Resolution #1: become a bread master, with a little help from Martha and my sister


I love making resolutions. Every January I have such a craving to be productive after the laziness of the holidays, and it's great to feel like my motivation and willpower are endless for once. And so, I've told myself I will learn how to bake bread.

I've made bread before of course – baguettes, French bread, herb bread, even bagels. Some of these have been delicious, but overall, I just don't feel very capable at this kind of thing. My bread never rises as much as I'd like, and it often doesn't come out with quite the right texture. It's no surprise that I'm not a natural at this, as I don't really like to be careful and precise in the kitchen. But, I want to make perfect delicious bread! And I want to develop that kind of bread intuition I see others with that I imagine will make it feel natural and easy.


My sister Tessa seems to always know just what to do when it comes to bread. Every Christmas morning she makes a heavenly panettone that I'm still dreaming about here on January 10. And whenever I call to ask her questions in my moments of bread panic, she makes it all sound so easy and common sense. So, she's my bread model. Over the holidays, I meant to make bread with her, to absorb some of her genius by watching, but we never got around to it. While I was despairing about this missed opportunity on our last day together, she disappeared and came back offering a large orange book. "You can borrow this to get started while we're apart" she said. The book is Martha Stewart's Baking Handbook, and it boasts many of Tessa's favourite bread recipes.
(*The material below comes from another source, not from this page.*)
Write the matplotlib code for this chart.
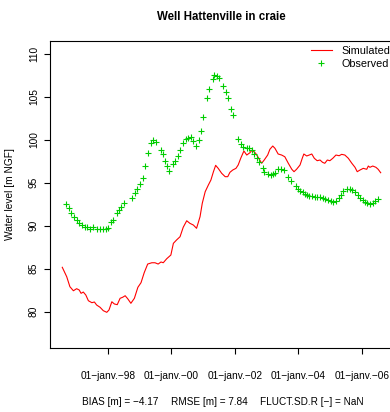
import matplotlib
matplotlib.use("Agg")
import matplotlib.pyplot as plt
import numpy as np
import pandas as pd

plt.rcParams['font.family'] = ['Liberation Sans', 'DejaVu Sans']

# simulated water level (decimal year, m NGF)
sim_year = [1996.56, 1996.70, 1996.80, 1996.91, 1997.01, 1997.09, 1997.15, 1997.22,
            1997.30, 1997.38, 1997.49, 1997.57, 1997.64, 1997.75, 1997.85, 1997.96,
            1998.03, 1998.12, 1998.20, 1998.29, 1998.38, 1998.46, 1998.54, 1998.62,
            1998.72, 1998.83, 1998.94, 1999.04, 1999.14, 1999.25, 1999.38, 1999.48,
            1999.58, 1999.67, 1999.74, 1999.85, 1999.98, 2000.06, 2000.16, 2000.27,
            2000.37, 2000.48, 2000.58, 2000.69, 2000.79, 2000.90, 2000.97, 2001.06,
            2001.16, 2001.24, 2001.32, 2001.39, 2001.47, 2001.58, 2001.69, 2001.77,
            2001.84, 2001.93, 2002.03, 2002.10, 2002.18, 2002.28, 2002.37, 2002.47,
            2002.54, 2002.65, 2002.73, 2002.84, 2002.92, 2003.03, 2003.10, 2003.19,
            2003.26, 2003.36, 2003.47, 2003.57, 2003.68, 2003.79, 2003.86, 2003.94,
            2004.05, 2004.12, 2004.17, 2004.26, 2004.34, 2004.42, 2004.50, 2004.59,
            2004.68, 2004.76, 2004.83, 2004.91, 2004.99, 2005.08, 2005.18, 2005.28,
            2005.36, 2005.46, 2005.57, 2005.68, 2005.78, 2005.85, 2005.94, 2006.04,
            2006.15, 2006.20, 2006.25, 2006.34, 2006.44, 2006.51, 2006.59]
sim_level = [85.17, 84.07, 82.91, 82.44, 82.68, 82.53, 82.14, 82.29,
             81.94, 81.28, 81.05, 81.13, 80.78, 80.51, 80.12, 79.93,
             80.20, 81.16, 80.90, 80.82, 81.56, 81.68, 81.86, 81.51,
             80.98, 81.56, 82.84, 83.38, 84.54, 85.55, 85.70, 85.70,
             85.55, 85.79, 85.70, 86.17, 86.60, 87.96, 88.35, 88.73,
             89.83, 90.59, 90.29, 90.09, 89.71, 91.06, 92.62, 93.97,
             94.75, 95.33, 96.30, 97.04, 96.69, 96.11, 95.72, 95.72,
             96.23, 96.50, 96.69, 97.08, 97.86, 98.71, 98.24, 98.51,
             98.82, 98.44, 97.97, 97.28, 97.66, 98.24, 98.91, 99.29,
             99.02, 98.36, 98.24, 98.04, 97.28, 96.58, 96.30, 96.58,
             97.08, 97.86, 98.36, 98.13, 98.24, 98.36, 97.86, 97.58,
             97.66, 97.39, 97.28, 97.66, 97.58, 97.86, 98.24, 98.16,
             98.32, 98.24, 97.86, 97.28, 96.81, 96.30, 96.50, 96.69,
             96.58, 96.96, 96.81, 96.96, 96.81, 96.58, 96.18]

# observed water level
obs_year = [1996.68, 1996.76, 1996.84, 1996.93, 1997.01, 1997.10, 1997.18, 1997.27,
            1997.35, 1997.43, 1997.52, 1997.66, 1997.75, 1997.83, 1997.92, 1998.00,
            1998.09, 1998.17, 1998.29, 1998.36, 1998.42, 1998.50, 1998.75, 1998.84,
            1998.92, 1999.01, 1999.09, 1999.17, 1999.27, 1999.34, 1999.43, 1999.50,
            1999.66, 1999.72, 1999.80, 1999.85, 1999.93, 2000.04, 2000.11, 2000.20,
            2000.27, 2000.36, 2000.46, 2000.53, 2000.60, 2000.69, 2000.77, 2000.87,
            2000.93, 2001.00, 2001.12, 2001.17, 2001.30, 2001.35, 2001.43, 2001.49,
            2001.63, 2001.71, 2001.79, 2001.86, 2001.93, 2002.11, 2002.18, 2002.24,
            2002.37, 2002.45, 2002.53, 2002.60, 2002.68, 2002.77, 2002.87, 2002.92,
            2003.05, 2003.12, 2003.21, 2003.27, 2003.36, 2003.45, 2003.54, 2003.66,
            2003.78, 2003.91, 2003.97, 2004.04, 2004.13, 2004.20, 2004.27, 2004.34,
            2004.43, 2004.52, 2004.60, 2004.68, 2004.76, 2004.84, 2004.94, 2005.02,
            2005.10, 2005.18, 2005.26, 2005.33, 2005.41, 2005.52, 2005.61, 2005.70,
            2005.78, 2005.86, 2005.94, 2006.02, 2006.09, 2006.17, 2006.25, 2006.34,
            2006.42, 2006.49]
obs_level = [92.54, 92.04, 91.49, 91.06, 90.68, 90.36, 90.06, 89.90,
             89.83, 89.63, 89.90, 89.63, 89.63, 89.63, 89.63, 89.74,
             90.44, 90.68, 91.53, 91.84, 92.22, 92.62, 93.20, 93.85,
             94.32, 94.83, 95.53, 96.93, 98.44, 99.60, 99.95, 99.79,
             98.82, 98.34, 97.49, 97.02, 96.34, 97.25, 97.60, 98.16,
             98.82, 99.60, 100.08, 100.22, 100.34, 99.84, 99.35, 99.97,
             100.98, 102.61, 104.84, 105.89, 107.05, 107.56, 107.44, 107.17,
             106.27, 105.54, 104.84, 103.56, 102.88, 100.07, 99.49, 99.14,
             99.02, 99.02, 98.82, 98.32, 97.86, 97.39, 96.69, 96.23,
             96.03, 95.91, 96.03, 96.20, 96.58, 96.59, 96.46, 95.72,
             95.22, 94.63, 94.31, 94.03, 93.88, 93.70, 93.59, 93.47,
             93.43, 93.41, 93.35, 93.35, 93.24, 93.12, 93.03, 92.92,
             92.81, 92.89, 93.24, 93.64, 94.03, 94.26, 94.31, 94.17,
             93.90, 93.59, 93.29, 93.03, 92.77, 92.62, 92.54, 92.65,
             92.89, 93.10]

tick_years = [1998, 2000, 2002, 2004, 2006]
tick_labels = ["01\u2212janv.\u221298", "01\u2212janv.\u221200", "01\u2212janv.\u221202",
               "01\u2212janv.\u221204", "01\u2212janv.\u221206"]


def to_date(y):
    return pd.Timestamp(f"{int(y)}-01-01") + pd.Timedelta(days=(y % 1) * 365.25)


sim_dates = [to_date(y) for y in sim_year]
obs_dates = [to_date(y) for y in obs_year]

fig = plt.figure(figsize=(3.9, 4.12), dpi=100)
ax = fig.add_axes([0.1282, 0.1546, 0.8805, 0.7466])

ax.plot(sim_dates, sim_level, color="#ff0000", lw=0.8, label="Simulated")
ax.plot(obs_dates, obs_level, ls="none", marker="+", ms=5, mew=0.8,
        color="#00cd00", label="Observed")

ax.set_xlim(to_date(1996.173), to_date(2006.99))
ax.set_ylim(75.74, 111.55)

ax.set_xticks([to_date(y) for y in tick_years])
ax.set_xticklabels(tick_labels)
ax.set_yticks([80, 85, 90, 95, 100, 105, 110])
ax.tick_params(axis="both", direction="out", length=4, width=0.8, labelsize=7.3)
ax.tick_params(axis="x", pad=12)
ax.tick_params(axis="y", pad=4)
for lab in ax.get_yticklabels():
    lab.set_rotation(90)
    lab.set_va("center")
for sp in ax.spines.values():
    sp.set_linewidth(0.8)

ax.set_ylabel("Water level [m NGF]", fontsize=7.3, labelpad=10)
fig.text(0.568, 0.9587, "Well Hattenville in craie", ha="center", va="center",
         fontsize=8.3, fontweight="bold")

ax.legend(loc="upper left", bbox_to_anchor=(311 / 390, 1 - 46 / 412),
          bbox_transform=fig.transFigure, frameon=False, fontsize=7.8,
          handlelength=1.9, handletextpad=0.9, borderpad=0, borderaxespad=0,
          labelspacing=0.25)

fig.text(81.7 / 390, 1 - 401.7 / 412, "BIAS [m] = \u22124.17", fontsize=7.2, va="center")
fig.text(171 / 390, 1 - 401.7 / 412, "RMSE [m] = 7.84", fontsize=7.2, va="center")
fig.text(260 / 390, 1 - 401.7 / 412, "FLUCT.SD.R [\u2212] = NaN", fontsize=7.2, va="center")

fig.savefig("out.png", dpi=100)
I started with the one she gushed the most about: Olive-Oil Bread. And I leaned a few things:

  1. Use fresh yeast. You know how I said my bread never rises as much as it should? Well, I checked the expiry date on the traditional dry yeast I had in the fridge – it expired in 2007. Ack! I'd been using that all year... Tessa said to always try proofing a little yeast before you start making the bread, just to make sure your yeast is still active. I'm going to make this a habit now. I bought new yeast, and this bread rose like crazy. I kept calling Darryl over to marvel at how huge it was.
  2. Be sure about the temperature of your oven. My oven sucks. I know this, and yet I haven't really made much effort to overcome its problems. For starters, it's tiny and has only one rack, but I guess I can't do much about that. Worse, it always burns everything. This bread was supposed to bake for 35 minutes. After about 15 or 20 minutes, the faint smell of burning became real enough that I had to leap up off the couch and pull it out of the oven prematurely. The outside was beautiful and browned, as you can see in the photo at the top, but the inside was still doughy in places. So, even though it was really delicious, it definitely wasn't perfect. Martha mentioned something in the intro to the book about using an oven thermometer to make sure that it has reached the right temperature before you put anything in. And that's what I'm going to do – first chance I get I'm going to buy an oven thermometer and find out how much my oven has been lying to me. 'Cause I have a feeling it's hot hot hot.
  3. If it's burning too much, cover it in foil. Of course I called Tessa and related my successes (it rose so awesomely!) and failures (it's part doughy, part burnt), and she provided this last lesson. Apparently if you find yourself with a loaf that's starting to burn when you're quite sure it's not cooked through, you can just wrap it in foil and put it back in the oven. She also said that bread likes descending temperatures, so another thing you can do is turn the oven off and leave the bread in to finish cooking as the oven cools off. See, I just need to learn what bread likes, and then I'll be good.
I'm sure these three lessons are the first of many, which I'll continue to relate here as I make progress on my resolution. Thanks Martha and Tessa! Next I'm going to try ciabatta, probably tomorrow as I think I'm going to make Sunday bread-making day, along with be-productive-on-all-my-art-projects day – see, all the resolutions fit together into one beautiful whole. Rise, draw, rise, draw, bake.